┌──
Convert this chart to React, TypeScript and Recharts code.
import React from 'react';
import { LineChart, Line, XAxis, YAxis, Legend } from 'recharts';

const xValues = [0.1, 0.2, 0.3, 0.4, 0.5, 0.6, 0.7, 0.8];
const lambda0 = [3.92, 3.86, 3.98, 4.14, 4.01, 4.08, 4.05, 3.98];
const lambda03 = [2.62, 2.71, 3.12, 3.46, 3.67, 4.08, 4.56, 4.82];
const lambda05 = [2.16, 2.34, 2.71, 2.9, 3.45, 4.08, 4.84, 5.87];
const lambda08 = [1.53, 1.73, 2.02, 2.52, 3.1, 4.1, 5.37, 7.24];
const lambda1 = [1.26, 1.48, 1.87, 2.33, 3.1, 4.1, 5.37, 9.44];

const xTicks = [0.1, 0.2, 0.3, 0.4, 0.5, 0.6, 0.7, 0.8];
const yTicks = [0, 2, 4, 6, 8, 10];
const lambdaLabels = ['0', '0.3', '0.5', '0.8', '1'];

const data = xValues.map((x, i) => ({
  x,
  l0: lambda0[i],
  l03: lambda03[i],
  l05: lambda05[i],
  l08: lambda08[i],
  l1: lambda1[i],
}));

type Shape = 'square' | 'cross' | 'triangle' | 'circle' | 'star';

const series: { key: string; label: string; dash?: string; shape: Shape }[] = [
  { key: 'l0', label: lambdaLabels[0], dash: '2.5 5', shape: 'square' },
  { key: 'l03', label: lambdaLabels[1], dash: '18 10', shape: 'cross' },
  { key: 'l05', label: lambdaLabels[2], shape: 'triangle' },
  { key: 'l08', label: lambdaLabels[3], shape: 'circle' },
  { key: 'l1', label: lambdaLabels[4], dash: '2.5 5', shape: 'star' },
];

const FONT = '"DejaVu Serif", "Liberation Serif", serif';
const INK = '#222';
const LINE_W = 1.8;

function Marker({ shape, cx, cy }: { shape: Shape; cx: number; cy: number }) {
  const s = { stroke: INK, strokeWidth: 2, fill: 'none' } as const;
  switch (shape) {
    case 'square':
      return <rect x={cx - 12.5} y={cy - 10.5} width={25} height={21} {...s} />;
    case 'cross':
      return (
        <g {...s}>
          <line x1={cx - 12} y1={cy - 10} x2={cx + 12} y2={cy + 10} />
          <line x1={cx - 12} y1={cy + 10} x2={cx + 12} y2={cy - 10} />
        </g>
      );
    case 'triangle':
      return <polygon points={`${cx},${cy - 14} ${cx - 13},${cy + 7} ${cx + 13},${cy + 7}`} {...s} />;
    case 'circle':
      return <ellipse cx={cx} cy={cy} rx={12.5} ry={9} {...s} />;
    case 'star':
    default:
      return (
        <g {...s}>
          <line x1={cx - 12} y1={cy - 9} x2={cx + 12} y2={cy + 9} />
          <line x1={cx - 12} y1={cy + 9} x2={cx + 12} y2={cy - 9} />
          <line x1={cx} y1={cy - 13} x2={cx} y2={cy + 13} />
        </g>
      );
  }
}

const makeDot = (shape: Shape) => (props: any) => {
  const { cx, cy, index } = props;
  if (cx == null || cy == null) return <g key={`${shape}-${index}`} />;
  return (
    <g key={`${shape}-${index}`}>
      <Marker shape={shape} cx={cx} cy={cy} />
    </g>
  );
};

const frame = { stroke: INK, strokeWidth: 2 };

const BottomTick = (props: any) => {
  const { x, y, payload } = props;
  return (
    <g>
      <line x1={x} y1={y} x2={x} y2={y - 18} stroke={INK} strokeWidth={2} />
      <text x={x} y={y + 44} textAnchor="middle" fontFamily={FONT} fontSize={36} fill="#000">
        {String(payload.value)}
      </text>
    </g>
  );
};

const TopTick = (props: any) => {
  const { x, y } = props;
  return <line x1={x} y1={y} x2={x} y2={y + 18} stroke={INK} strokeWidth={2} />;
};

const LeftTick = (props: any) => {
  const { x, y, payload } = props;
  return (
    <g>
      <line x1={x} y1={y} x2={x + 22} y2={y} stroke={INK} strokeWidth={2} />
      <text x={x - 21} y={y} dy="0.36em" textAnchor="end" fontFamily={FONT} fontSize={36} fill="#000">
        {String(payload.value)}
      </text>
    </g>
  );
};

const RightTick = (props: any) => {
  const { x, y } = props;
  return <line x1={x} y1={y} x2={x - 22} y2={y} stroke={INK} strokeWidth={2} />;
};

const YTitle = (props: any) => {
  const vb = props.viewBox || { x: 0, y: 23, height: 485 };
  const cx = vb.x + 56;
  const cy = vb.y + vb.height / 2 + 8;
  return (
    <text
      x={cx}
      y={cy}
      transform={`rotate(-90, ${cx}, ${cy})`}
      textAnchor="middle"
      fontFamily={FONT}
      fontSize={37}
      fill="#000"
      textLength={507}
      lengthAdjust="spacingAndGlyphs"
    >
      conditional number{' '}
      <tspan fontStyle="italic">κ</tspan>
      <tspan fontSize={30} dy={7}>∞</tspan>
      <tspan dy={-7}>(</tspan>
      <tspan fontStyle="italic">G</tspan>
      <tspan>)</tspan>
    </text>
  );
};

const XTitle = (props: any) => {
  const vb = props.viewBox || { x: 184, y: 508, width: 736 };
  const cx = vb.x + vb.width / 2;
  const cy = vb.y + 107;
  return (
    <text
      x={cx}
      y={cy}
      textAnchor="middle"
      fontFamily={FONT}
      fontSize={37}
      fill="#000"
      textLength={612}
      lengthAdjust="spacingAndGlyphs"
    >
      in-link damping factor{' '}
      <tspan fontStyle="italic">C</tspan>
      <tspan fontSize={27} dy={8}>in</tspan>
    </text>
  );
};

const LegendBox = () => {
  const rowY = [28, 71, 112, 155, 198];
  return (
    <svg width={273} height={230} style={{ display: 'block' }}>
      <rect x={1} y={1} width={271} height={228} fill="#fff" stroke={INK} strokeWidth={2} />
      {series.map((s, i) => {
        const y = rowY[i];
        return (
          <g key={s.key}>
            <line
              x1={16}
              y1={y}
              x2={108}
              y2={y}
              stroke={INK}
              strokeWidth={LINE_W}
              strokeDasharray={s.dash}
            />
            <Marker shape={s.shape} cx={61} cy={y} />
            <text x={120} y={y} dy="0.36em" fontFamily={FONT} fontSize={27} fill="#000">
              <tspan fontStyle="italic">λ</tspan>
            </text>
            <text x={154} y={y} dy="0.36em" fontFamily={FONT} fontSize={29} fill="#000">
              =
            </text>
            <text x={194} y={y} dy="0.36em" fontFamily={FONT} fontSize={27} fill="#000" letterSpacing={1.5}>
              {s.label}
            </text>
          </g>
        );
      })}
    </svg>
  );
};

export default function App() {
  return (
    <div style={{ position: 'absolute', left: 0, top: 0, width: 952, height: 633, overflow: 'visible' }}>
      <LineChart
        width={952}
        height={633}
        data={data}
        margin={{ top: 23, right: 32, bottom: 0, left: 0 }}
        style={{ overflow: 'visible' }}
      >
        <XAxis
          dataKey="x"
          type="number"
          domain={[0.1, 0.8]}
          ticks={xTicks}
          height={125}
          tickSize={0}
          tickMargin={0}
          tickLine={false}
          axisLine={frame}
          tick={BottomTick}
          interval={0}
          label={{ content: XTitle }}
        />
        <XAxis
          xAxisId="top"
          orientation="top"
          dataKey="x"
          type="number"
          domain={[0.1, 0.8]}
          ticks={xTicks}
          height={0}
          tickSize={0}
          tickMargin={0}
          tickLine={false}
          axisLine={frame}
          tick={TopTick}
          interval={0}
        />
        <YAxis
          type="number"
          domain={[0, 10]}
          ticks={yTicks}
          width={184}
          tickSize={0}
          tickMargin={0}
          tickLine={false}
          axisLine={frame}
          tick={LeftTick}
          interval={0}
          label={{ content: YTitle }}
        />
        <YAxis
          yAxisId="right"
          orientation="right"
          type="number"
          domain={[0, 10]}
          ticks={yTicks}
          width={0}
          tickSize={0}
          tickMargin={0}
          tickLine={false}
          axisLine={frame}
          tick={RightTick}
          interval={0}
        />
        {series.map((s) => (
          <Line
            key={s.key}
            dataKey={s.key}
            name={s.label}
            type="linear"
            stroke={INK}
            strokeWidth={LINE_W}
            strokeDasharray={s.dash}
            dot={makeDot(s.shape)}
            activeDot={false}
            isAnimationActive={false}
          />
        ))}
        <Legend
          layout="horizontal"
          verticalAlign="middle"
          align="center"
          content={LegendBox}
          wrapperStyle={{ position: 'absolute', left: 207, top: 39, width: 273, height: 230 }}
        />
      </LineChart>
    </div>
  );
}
└──
┌──
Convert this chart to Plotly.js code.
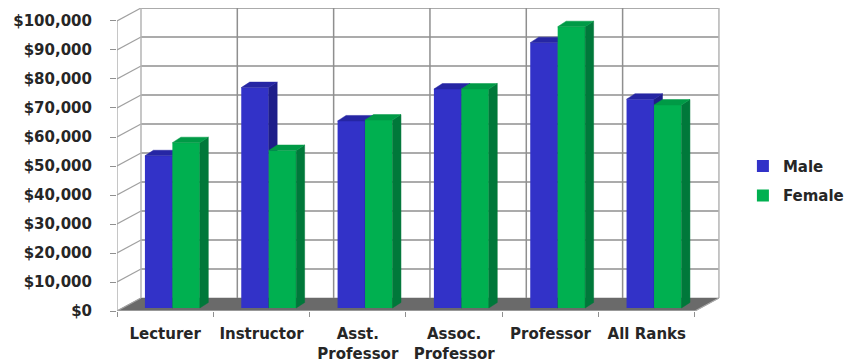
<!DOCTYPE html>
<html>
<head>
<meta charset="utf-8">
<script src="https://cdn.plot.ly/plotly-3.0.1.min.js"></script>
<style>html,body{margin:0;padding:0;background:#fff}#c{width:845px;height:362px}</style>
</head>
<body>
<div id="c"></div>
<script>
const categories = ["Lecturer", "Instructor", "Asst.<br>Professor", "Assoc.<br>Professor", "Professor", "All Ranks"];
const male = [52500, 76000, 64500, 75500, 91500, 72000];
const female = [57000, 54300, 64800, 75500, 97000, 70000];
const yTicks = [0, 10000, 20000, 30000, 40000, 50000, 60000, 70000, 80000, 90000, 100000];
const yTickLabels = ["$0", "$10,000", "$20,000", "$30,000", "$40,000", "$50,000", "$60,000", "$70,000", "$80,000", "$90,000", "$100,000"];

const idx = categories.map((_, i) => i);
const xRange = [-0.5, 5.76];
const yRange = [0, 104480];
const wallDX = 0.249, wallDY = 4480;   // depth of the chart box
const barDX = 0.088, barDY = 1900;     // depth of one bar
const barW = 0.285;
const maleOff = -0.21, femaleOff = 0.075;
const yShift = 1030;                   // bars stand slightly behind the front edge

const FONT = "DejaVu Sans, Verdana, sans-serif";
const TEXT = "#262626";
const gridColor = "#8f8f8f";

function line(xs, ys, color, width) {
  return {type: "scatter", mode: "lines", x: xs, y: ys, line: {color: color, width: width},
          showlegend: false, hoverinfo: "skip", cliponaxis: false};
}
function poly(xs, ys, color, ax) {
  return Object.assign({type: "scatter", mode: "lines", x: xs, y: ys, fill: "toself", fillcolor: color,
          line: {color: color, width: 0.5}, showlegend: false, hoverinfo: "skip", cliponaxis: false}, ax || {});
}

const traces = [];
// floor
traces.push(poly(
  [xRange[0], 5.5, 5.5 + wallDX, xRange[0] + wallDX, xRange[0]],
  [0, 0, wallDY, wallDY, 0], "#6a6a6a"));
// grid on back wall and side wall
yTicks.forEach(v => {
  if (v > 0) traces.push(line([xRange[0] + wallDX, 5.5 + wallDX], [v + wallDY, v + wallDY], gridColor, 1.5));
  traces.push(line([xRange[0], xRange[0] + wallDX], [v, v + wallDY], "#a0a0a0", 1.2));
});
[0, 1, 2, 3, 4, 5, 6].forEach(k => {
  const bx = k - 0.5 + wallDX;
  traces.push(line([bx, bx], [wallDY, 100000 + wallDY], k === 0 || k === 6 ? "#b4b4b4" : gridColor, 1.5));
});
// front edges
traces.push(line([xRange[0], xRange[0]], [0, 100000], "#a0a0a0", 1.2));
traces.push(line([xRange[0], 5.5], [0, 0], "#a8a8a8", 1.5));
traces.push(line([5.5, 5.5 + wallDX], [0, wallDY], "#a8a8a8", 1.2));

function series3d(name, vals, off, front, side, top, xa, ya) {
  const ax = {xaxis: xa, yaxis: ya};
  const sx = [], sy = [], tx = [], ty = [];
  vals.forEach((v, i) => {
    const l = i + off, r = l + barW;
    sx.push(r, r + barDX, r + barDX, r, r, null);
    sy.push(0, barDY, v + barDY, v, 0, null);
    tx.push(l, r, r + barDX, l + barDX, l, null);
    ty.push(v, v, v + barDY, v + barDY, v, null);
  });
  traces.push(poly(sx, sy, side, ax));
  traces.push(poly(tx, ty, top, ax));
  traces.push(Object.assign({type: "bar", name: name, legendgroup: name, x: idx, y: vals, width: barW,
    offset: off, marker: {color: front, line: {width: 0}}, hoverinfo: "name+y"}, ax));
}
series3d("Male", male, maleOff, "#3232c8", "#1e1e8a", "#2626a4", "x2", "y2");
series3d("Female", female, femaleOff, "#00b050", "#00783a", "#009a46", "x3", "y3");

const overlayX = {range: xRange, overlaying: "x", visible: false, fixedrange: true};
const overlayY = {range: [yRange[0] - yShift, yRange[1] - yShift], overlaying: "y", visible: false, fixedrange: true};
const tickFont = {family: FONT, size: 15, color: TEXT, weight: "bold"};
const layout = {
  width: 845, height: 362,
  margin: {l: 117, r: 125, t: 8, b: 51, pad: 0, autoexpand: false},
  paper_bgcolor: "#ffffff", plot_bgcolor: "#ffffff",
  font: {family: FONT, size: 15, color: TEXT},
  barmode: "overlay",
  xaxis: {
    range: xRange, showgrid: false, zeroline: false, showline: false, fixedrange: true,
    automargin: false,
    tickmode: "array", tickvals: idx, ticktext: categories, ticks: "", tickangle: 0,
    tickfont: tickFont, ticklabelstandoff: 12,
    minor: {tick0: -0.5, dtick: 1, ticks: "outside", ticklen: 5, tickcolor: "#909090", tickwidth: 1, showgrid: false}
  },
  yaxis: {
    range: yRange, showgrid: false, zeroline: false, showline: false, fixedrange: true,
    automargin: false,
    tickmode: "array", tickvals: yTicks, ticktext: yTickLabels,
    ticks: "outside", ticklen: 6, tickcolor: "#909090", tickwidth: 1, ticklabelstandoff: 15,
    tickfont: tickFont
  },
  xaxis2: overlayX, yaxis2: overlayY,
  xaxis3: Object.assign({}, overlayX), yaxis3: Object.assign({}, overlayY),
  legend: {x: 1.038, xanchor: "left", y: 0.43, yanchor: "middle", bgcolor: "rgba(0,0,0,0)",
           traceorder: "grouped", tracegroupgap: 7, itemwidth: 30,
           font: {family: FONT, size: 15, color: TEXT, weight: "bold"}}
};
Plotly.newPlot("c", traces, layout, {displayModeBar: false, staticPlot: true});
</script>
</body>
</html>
└──
┌──
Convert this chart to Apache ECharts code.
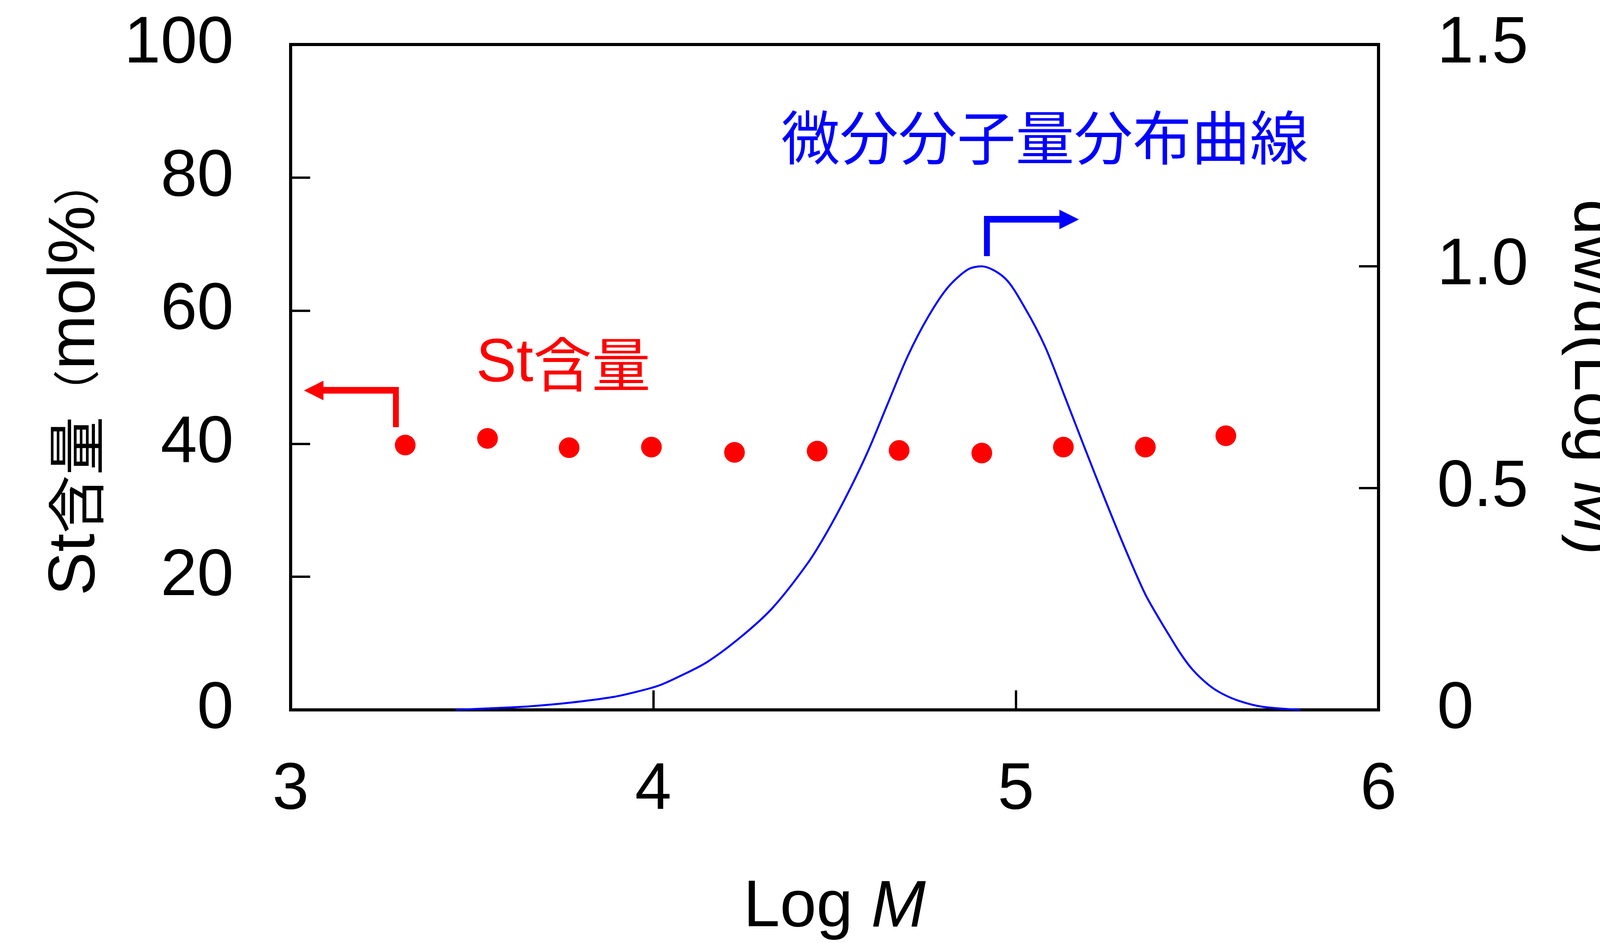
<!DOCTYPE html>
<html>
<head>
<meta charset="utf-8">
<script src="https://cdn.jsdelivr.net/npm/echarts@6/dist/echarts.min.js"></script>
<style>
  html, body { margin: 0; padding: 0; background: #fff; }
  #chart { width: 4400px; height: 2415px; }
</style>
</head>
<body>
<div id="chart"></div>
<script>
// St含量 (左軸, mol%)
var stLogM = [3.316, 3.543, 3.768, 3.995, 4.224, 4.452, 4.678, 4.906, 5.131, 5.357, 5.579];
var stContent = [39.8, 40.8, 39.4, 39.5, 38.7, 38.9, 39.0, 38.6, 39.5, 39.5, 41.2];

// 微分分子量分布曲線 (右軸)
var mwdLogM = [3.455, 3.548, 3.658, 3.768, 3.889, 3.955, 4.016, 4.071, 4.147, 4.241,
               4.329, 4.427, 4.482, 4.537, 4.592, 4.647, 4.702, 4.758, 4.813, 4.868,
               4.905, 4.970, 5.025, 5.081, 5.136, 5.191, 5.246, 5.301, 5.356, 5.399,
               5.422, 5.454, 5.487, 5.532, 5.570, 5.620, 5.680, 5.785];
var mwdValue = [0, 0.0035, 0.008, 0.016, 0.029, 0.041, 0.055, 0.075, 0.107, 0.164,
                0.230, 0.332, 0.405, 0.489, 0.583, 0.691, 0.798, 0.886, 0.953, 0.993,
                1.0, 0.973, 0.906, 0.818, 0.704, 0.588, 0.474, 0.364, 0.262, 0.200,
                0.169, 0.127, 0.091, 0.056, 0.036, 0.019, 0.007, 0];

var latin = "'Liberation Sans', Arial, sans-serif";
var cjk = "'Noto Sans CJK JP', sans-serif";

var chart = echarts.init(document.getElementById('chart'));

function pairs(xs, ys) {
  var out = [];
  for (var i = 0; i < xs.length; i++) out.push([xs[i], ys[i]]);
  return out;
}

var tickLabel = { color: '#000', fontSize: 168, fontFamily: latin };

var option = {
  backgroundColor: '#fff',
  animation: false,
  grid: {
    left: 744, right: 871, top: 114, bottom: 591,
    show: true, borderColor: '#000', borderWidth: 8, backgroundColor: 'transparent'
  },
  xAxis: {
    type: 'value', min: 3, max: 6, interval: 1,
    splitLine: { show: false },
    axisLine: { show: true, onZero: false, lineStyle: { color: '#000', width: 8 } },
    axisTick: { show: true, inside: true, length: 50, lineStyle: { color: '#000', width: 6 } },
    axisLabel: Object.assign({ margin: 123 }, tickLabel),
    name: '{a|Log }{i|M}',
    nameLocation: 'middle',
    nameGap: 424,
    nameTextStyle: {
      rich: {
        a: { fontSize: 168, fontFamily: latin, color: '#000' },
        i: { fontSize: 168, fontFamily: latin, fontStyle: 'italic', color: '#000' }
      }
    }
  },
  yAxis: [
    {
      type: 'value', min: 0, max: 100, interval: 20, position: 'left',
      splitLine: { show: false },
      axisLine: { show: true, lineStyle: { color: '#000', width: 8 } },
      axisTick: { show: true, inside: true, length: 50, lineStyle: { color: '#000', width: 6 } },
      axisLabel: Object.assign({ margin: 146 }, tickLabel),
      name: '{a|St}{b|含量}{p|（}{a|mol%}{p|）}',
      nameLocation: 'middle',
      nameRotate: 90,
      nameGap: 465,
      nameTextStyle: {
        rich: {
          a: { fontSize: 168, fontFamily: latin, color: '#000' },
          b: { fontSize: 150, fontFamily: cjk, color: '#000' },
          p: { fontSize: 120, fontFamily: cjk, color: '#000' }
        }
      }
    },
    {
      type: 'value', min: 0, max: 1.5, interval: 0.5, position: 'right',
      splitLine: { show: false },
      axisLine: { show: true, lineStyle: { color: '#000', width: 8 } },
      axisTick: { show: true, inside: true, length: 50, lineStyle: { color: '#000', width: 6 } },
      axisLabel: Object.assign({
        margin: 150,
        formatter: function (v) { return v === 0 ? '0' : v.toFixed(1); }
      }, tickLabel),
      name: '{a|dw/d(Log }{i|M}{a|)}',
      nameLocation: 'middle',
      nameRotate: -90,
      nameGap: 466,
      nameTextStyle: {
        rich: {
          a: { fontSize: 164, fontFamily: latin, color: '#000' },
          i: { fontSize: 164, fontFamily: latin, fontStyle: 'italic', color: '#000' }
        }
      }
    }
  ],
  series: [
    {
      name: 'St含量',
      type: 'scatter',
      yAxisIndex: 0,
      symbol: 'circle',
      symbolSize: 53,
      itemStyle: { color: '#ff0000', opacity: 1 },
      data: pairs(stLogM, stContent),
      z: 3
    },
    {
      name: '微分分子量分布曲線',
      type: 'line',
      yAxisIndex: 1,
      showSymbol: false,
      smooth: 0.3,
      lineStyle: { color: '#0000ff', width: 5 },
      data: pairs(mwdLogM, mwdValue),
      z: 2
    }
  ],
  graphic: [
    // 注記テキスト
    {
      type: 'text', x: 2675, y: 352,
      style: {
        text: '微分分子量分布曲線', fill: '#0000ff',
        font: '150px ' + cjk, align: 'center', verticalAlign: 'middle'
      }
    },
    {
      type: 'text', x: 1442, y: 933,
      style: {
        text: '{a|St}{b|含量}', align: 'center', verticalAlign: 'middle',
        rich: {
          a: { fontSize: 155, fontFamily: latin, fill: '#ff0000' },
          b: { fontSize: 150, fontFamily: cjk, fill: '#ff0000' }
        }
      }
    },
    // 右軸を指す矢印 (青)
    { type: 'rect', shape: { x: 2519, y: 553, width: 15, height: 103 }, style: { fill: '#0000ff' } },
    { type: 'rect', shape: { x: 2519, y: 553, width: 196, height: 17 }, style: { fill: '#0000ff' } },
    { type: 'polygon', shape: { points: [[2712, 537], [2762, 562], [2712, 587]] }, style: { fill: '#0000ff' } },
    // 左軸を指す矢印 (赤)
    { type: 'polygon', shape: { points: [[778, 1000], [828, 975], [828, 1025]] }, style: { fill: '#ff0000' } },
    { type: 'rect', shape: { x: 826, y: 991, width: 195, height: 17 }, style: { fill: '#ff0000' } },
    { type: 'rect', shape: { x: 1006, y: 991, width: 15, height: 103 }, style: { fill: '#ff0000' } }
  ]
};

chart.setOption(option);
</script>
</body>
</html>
└──
*Given request*. Omit the pictures. Extract exactly the lines that begin with the one holding "Convert this chart to Apache ECharts code." and end with the one holding "0.169, 0.127, 0.091, 0.056, 0.036, 0.019, 0.007, 0];", inclusive.

*Result of the exercise*.
Convert this chart to Apache ECharts code.
<!DOCTYPE html>
<html>
<head>
<meta charset="utf-8">
<script src="https://cdn.jsdelivr.net/npm/echarts@6/dist/echarts.min.js"></script>
<style>
  html, body { margin: 0; padding: 0; background: #fff; }
  #chart { width: 4400px; height: 2415px; }
</style>
</head>
<body>
<div id="chart"></div>
<script>
// St含量 (左軸, mol%)
var stLogM = [3.316, 3.543, 3.768, 3.995, 4.224, 4.452, 4.678, 4.906, 5.131, 5.357, 5.579];
var stContent = [39.8, 40.8, 39.4, 39.5, 38.7, 38.9, 39.0, 38.6, 39.5, 39.5, 41.2];

// 微分分子量分布曲線 (右軸)
var mwdLogM = [3.455, 3.548, 3.658, 3.768, 3.889, 3.955, 4.016, 4.071, 4.147, 4.241,
               4.329, 4.427, 4.482, 4.537, 4.592, 4.647, 4.702, 4.758, 4.813, 4.868,
               4.905, 4.970, 5.025, 5.081, 5.136, 5.191, 5.246, 5.301, 5.356, 5.399,
               5.422, 5.454, 5.487, 5.532, 5.570, 5.620, 5.680, 5.785];
var mwdValue = [0, 0.0035, 0.008, 0.016, 0.029, 0.041, 0.055, 0.075, 0.107, 0.164,
                0.230, 0.332, 0.405, 0.489, 0.583, 0.691, 0.798, 0.886, 0.953, 0.993,
                1.0, 0.973, 0.906, 0.818, 0.704, 0.588, 0.474, 0.364, 0.262, 0.200,
                0.169, 0.127, 0.091, 0.056, 0.036, 0.019, 0.007, 0];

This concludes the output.